— Begin Data extract —

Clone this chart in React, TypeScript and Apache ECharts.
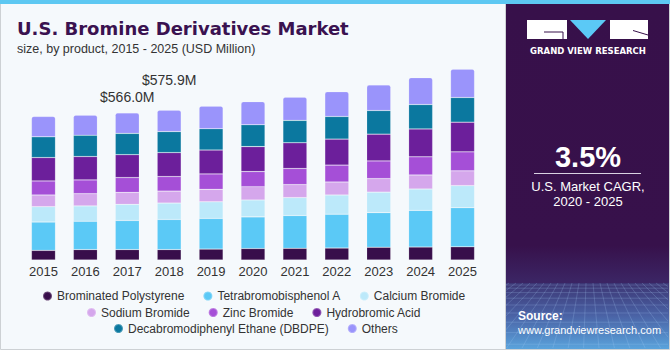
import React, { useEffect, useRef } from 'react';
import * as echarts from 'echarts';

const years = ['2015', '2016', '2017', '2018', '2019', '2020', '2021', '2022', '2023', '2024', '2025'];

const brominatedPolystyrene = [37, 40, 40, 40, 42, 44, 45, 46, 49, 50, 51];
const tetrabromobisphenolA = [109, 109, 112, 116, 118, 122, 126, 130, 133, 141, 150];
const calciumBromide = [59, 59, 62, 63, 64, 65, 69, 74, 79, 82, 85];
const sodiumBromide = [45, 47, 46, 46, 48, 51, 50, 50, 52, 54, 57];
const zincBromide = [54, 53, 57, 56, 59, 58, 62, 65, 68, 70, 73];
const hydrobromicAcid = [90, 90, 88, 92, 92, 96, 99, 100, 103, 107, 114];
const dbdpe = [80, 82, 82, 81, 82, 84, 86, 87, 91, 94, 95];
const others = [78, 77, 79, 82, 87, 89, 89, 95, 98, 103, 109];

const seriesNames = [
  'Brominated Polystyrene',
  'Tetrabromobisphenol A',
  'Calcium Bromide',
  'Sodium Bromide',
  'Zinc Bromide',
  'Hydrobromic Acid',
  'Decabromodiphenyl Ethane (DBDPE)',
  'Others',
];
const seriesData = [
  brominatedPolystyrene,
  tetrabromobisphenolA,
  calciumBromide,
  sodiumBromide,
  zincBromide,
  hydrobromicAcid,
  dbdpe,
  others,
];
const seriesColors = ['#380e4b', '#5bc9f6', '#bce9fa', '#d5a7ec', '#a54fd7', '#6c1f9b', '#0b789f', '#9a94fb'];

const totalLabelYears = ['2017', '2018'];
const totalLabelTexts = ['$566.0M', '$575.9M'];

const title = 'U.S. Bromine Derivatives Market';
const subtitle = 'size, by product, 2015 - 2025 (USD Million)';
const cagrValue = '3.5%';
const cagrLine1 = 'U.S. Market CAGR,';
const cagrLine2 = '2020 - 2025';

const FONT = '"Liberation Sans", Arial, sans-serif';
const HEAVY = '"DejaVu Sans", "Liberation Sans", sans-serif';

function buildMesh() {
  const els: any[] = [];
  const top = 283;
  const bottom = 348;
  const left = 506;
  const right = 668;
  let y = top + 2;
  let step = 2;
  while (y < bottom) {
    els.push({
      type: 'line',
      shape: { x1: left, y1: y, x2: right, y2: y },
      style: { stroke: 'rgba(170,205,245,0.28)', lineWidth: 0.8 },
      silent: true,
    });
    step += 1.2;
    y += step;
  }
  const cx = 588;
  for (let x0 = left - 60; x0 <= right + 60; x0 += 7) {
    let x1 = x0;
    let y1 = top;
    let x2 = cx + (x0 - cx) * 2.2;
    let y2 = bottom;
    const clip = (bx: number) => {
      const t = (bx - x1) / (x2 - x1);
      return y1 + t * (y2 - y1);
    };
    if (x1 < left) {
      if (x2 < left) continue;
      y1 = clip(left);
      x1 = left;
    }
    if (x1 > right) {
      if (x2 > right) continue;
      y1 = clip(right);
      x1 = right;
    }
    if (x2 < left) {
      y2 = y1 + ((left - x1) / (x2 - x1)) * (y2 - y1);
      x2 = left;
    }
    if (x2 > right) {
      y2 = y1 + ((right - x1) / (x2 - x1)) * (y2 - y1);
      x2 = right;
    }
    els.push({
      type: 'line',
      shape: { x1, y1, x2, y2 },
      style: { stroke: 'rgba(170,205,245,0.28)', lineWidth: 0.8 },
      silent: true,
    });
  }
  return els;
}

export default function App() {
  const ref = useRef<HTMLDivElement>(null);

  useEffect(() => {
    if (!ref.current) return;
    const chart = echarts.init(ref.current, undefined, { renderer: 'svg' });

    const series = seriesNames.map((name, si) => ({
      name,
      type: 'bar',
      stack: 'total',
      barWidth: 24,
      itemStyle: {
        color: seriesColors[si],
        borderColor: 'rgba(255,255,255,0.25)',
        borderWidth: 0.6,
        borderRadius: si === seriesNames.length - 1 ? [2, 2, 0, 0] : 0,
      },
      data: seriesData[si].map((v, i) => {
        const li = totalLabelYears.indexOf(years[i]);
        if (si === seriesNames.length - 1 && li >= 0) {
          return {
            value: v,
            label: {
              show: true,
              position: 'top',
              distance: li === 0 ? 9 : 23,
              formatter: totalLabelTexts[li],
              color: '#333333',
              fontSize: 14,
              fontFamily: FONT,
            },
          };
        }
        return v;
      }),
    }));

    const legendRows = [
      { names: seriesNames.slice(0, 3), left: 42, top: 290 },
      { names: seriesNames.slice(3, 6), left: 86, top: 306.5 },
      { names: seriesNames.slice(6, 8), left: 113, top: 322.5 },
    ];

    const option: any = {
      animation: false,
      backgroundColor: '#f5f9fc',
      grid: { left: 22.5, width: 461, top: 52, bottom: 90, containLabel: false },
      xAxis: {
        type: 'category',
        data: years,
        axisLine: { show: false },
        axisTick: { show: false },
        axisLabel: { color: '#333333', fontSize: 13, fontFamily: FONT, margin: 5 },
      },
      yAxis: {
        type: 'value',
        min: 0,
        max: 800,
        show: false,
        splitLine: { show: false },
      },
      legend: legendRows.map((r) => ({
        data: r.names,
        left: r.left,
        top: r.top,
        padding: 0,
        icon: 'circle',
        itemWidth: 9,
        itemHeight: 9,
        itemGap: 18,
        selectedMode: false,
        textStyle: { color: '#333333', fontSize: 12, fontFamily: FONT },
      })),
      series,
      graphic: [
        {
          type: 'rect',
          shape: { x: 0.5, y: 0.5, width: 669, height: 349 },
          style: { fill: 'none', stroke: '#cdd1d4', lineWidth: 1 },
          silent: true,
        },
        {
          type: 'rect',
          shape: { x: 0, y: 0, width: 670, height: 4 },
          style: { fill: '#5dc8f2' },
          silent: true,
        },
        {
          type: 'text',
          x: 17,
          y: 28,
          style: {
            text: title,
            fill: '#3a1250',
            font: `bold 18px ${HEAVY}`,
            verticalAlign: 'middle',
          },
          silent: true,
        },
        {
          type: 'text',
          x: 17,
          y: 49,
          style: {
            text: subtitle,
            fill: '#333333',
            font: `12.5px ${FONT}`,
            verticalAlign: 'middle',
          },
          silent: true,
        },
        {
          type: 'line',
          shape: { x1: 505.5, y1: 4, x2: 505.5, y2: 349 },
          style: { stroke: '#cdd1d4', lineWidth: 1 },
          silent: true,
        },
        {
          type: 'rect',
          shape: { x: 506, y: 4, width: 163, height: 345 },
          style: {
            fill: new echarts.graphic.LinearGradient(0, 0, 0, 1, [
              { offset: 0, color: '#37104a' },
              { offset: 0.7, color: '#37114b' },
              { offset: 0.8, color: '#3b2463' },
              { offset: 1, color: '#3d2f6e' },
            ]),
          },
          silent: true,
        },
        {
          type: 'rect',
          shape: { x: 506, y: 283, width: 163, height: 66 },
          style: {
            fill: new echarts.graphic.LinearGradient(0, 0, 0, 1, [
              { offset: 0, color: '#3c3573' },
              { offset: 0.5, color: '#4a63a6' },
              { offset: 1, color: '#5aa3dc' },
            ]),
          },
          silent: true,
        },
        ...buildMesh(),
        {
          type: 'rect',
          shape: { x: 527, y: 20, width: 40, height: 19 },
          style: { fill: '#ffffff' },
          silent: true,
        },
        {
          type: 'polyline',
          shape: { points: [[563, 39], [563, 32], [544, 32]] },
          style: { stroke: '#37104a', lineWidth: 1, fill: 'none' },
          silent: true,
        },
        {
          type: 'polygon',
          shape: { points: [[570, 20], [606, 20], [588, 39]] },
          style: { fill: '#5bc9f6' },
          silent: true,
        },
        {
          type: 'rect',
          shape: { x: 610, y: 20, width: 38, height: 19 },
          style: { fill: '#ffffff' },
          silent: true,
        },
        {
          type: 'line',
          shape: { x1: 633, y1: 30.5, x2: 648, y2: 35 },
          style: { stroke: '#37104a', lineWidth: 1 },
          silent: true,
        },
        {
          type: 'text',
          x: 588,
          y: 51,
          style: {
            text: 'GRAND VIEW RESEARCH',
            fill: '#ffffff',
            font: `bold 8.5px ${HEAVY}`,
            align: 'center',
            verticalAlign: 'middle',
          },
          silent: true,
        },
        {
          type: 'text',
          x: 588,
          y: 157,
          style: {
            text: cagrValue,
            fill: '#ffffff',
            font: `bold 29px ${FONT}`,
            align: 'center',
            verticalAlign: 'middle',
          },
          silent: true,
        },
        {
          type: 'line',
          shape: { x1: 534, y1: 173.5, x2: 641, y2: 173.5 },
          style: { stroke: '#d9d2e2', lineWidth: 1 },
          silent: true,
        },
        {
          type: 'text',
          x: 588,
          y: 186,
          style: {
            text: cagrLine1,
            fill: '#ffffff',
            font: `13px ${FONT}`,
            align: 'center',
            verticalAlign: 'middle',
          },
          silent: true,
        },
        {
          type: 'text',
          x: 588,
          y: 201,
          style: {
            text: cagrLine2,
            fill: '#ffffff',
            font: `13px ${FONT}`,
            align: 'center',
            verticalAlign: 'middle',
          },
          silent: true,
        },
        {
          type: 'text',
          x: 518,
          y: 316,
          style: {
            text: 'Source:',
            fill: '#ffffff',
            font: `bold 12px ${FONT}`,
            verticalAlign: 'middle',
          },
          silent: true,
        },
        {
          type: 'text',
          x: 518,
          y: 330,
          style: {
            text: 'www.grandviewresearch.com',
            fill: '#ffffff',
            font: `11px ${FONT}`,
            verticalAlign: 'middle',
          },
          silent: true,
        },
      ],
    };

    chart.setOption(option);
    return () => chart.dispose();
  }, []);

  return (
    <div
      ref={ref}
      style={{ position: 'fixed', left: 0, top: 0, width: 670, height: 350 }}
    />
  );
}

— End Data extract —

= Required task =
Leave the pictures out and please restate exactly the lines running from the start of the material through the one with "const totalLabelTexts = ['$566.0M', '$575.9M'];".

= Result of this exercise =
Clone this chart in React, TypeScript and Apache ECharts.
import React, { useEffect, useRef } from 'react';
import * as echarts from 'echarts';

const years = ['2015', '2016', '2017', '2018', '2019', '2020', '2021', '2022', '2023', '2024', '2025'];

const brominatedPolystyrene = [37, 40, 40, 40, 42, 44, 45, 46, 49, 50, 51];
const tetrabromobisphenolA = [109, 109, 112, 116, 118, 122, 126, 130, 133, 141, 150];
const calciumBromide = [59, 59, 62, 63, 64, 65, 69, 74, 79, 82, 85];
const sodiumBromide = [45, 47, 46, 46, 48, 51, 50, 50, 52, 54, 57];
const zincBromide = [54, 53, 57, 56, 59, 58, 62, 65, 68, 70, 73];
const hydrobromicAcid = [90, 90, 88, 92, 92, 96, 99, 100, 103, 107, 114];
const dbdpe = [80, 82, 82, 81, 82, 84, 86, 87, 91, 94, 95];
const others = [78, 77, 79, 82, 87, 89, 89, 95, 98, 103, 109];

const seriesNames = [
  'Brominated Polystyrene',
  'Tetrabromobisphenol A',
  'Calcium Bromide',
  'Sodium Bromide',
  'Zinc Bromide',
  'Hydrobromic Acid',
  'Decabromodiphenyl Ethane (DBDPE)',
  'Others',
];
const seriesData = [
  brominatedPolystyrene,
  tetrabromobisphenolA,
  calciumBromide,
  sodiumBromide,
  zincBromide,
  hydrobromicAcid,
  dbdpe,
  others,
];
const seriesColors = ['#380e4b', '#5bc9f6', '#bce9fa', '#d5a7ec', '#a54fd7', '#6c1f9b', '#0b789f', '#9a94fb'];

const totalLabelYears = ['2017', '2018'];
const totalLabelTexts = ['$566.0M', '$575.9M'];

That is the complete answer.